» **Required task**: Identify each line containing the word "chart" and copy it.

# Supplied material start

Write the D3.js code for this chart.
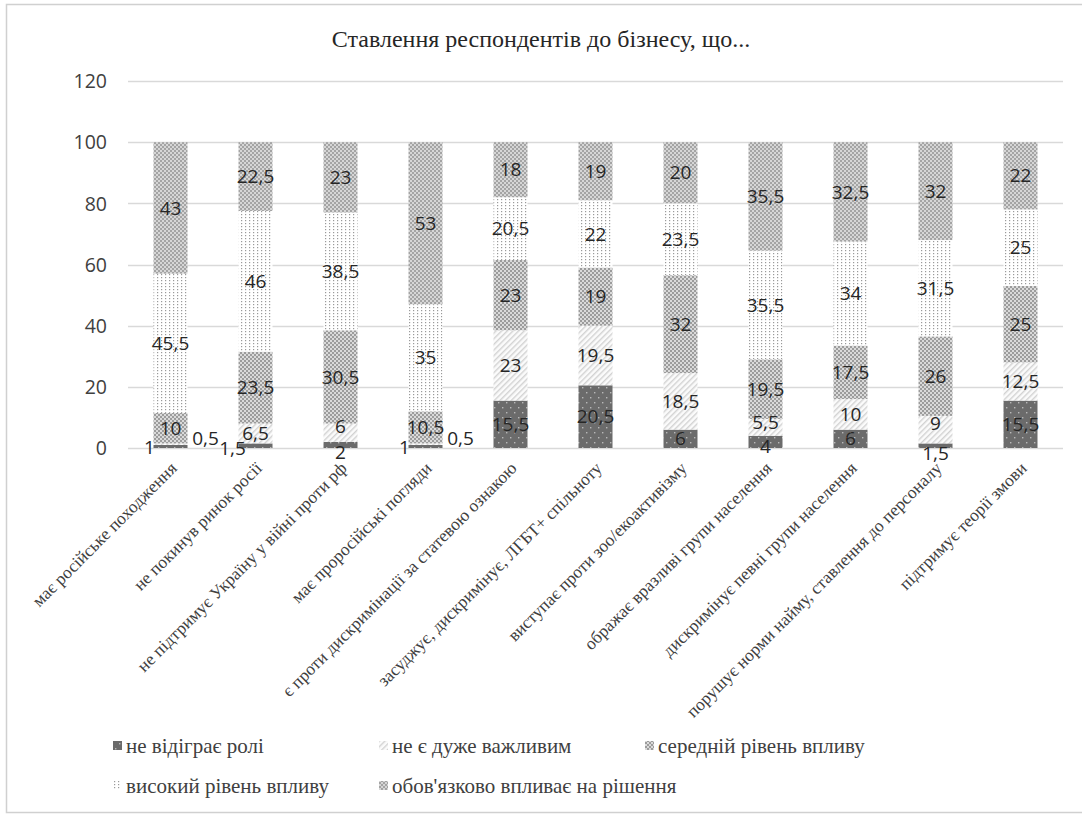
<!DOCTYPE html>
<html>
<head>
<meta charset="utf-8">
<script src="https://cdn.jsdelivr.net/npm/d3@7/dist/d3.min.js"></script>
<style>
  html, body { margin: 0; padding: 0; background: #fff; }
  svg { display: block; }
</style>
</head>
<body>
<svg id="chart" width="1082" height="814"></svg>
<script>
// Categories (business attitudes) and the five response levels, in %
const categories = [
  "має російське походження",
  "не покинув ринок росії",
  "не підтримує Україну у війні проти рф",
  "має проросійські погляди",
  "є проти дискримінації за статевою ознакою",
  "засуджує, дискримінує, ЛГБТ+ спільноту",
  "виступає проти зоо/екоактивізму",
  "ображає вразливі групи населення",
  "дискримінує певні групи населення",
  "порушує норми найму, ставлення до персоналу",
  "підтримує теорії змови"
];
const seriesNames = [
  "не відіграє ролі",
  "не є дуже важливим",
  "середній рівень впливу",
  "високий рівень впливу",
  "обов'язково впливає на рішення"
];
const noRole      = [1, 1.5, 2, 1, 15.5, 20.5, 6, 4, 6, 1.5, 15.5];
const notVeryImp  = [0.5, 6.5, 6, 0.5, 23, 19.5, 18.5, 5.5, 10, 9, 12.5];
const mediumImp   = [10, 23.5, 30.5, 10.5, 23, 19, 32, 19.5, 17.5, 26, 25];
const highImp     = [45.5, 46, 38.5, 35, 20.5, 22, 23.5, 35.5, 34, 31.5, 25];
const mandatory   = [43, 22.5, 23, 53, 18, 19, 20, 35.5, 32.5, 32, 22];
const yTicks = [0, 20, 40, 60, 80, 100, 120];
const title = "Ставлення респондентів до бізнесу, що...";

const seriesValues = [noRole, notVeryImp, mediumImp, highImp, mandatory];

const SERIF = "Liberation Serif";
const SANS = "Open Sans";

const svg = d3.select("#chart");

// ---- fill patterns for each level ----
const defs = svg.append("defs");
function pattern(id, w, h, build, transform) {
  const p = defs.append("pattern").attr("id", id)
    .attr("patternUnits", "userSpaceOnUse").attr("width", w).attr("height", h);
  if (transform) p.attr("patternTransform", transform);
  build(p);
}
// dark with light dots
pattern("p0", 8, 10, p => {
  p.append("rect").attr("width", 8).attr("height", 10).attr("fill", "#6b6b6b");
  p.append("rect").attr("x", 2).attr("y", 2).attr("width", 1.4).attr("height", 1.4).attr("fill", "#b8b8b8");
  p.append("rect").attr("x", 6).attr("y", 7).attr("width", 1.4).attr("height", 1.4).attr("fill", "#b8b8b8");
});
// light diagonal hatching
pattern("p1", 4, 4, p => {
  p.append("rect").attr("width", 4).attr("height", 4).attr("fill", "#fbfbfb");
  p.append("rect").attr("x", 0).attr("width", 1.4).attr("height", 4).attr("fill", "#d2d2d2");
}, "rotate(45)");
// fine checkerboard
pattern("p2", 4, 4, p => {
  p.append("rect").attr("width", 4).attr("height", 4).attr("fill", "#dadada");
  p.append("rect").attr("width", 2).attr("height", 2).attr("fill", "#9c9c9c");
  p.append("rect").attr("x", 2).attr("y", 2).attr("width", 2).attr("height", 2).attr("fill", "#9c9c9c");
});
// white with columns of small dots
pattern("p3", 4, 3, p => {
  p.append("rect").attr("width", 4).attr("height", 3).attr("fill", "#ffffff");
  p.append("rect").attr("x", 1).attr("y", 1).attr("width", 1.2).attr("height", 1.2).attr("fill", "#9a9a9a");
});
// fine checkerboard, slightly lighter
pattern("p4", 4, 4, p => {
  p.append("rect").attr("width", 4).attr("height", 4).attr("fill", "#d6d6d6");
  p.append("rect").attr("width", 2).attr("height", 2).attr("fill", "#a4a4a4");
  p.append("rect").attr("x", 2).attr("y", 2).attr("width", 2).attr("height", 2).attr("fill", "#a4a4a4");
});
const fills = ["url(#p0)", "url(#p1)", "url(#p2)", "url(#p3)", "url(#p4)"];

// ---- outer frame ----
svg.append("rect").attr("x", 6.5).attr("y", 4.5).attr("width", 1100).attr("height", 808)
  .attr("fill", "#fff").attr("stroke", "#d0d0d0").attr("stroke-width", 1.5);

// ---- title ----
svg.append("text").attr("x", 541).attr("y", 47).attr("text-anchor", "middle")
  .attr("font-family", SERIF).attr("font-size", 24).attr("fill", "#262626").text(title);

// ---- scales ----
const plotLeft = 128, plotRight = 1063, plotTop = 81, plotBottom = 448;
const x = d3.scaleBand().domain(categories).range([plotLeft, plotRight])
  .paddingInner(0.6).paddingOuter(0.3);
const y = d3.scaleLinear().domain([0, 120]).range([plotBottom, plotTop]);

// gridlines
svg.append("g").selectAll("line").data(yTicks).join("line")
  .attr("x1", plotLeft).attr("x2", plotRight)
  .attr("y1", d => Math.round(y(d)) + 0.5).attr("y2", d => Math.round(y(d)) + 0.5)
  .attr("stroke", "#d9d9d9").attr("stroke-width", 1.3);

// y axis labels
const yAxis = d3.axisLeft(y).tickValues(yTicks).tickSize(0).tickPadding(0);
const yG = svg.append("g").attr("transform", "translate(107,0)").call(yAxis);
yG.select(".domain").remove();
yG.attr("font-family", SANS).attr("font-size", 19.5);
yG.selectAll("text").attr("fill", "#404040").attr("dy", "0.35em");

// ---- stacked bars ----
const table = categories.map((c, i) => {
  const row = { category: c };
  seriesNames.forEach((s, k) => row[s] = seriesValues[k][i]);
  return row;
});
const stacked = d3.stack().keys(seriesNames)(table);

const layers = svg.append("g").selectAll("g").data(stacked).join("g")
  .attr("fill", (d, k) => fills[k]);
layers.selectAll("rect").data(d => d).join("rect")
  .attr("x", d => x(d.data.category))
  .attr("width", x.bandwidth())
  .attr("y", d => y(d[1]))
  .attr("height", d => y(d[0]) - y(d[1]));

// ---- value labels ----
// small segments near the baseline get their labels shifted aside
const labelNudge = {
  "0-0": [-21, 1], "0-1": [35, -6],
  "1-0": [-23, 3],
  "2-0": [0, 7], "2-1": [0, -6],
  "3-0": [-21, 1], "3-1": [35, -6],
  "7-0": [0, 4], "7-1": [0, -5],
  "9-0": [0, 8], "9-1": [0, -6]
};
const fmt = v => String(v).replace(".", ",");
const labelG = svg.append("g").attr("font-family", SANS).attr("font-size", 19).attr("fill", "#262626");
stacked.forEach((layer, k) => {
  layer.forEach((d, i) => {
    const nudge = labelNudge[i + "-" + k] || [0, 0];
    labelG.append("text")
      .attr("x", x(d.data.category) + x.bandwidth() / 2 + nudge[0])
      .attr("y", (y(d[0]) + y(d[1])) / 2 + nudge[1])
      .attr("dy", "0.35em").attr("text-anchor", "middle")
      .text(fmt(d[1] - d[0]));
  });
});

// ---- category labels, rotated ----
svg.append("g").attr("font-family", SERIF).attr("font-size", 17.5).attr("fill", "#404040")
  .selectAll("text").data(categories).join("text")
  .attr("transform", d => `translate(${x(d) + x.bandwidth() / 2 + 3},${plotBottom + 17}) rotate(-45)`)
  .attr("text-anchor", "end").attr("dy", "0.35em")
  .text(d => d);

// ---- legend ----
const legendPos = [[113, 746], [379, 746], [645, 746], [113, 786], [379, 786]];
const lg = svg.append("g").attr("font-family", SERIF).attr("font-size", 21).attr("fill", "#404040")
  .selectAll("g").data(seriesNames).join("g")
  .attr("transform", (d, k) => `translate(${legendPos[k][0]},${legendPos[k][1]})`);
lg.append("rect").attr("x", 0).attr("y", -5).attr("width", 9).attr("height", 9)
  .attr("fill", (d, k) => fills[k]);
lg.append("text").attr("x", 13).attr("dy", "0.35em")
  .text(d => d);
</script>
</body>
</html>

# Supplied material end

» **Result for this exercise**:
Write the D3.js code for this chart.
<svg id="chart" width="1082" height="814"></svg>
const svg = d3.select("#chart");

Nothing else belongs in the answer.